Virunga National Park’s Chief Warden, Emmanuel de Merode, was shot in a roadside ambush as he was driving from Goma to Rumangabo in the Democratic Republic of Congo. The identity and motive of the assailants is unknown at this time. De Merode, a Belgian national, works for the Congolese Institute for Conservation and Nature (ICCN). Established in 1925, Virunga National Park shelters approximately one quarter of the world’s remaining 786-800 mountain gorillas.
Constant fighting between rebel factions and the Congolese army has threatened the UNESCO world heritage site and working there is a dangerous undertaking. Since 1996, more than 130 park rangers have been killed in the line of duty.
The BBC reports that De Merode was returning from a meeting in Goma regarding oil development in Virunga.
Several diplomatic sources said Mr. De Merode had attended a meeting with a state prosecutor in Goma before he was shot, reports the BBC’s Maud Jullien from the capital Kinshasa. He had apparently handed the prosecutor sensitive information about oil exploration at Virunga.
It was unusual for him to be driving without an escort.

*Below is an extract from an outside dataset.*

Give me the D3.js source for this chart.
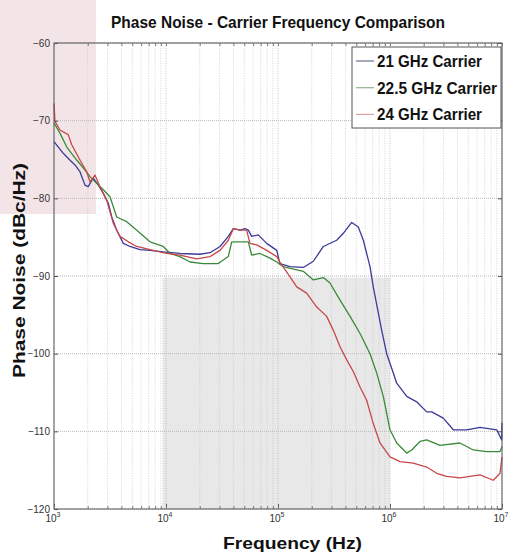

Soco International has recently come under strong criticism from environmental groups but there is no indication that Soco was behind this attack. The road from Rumangabo to Goma is one of the most dangerous in the world. This writer has traversed it on several occasions, and it is rife with rebel militias and smugglers.
The World Wildlife Fund issued the following statement after the attack.
Emmanuel is a dedicated conservationist putting his life on the line every day to protect Virunga National Park, its rangers, its endangered species and the people that depend on the park for their livelihoods,” said Lasse Gustavsson, Executive Director of Conservation at WWF International. “I know how much Emmanuel loves this park. He continues to be a source of inspiration to those around him and I wish him a swift recovery.
Updates and press contacts are available on the Virunga National Park Facebook Page.
In an ironic twist, the film Virunga will premier at Tribeca Film Festival as de Merode recovers from his wounds.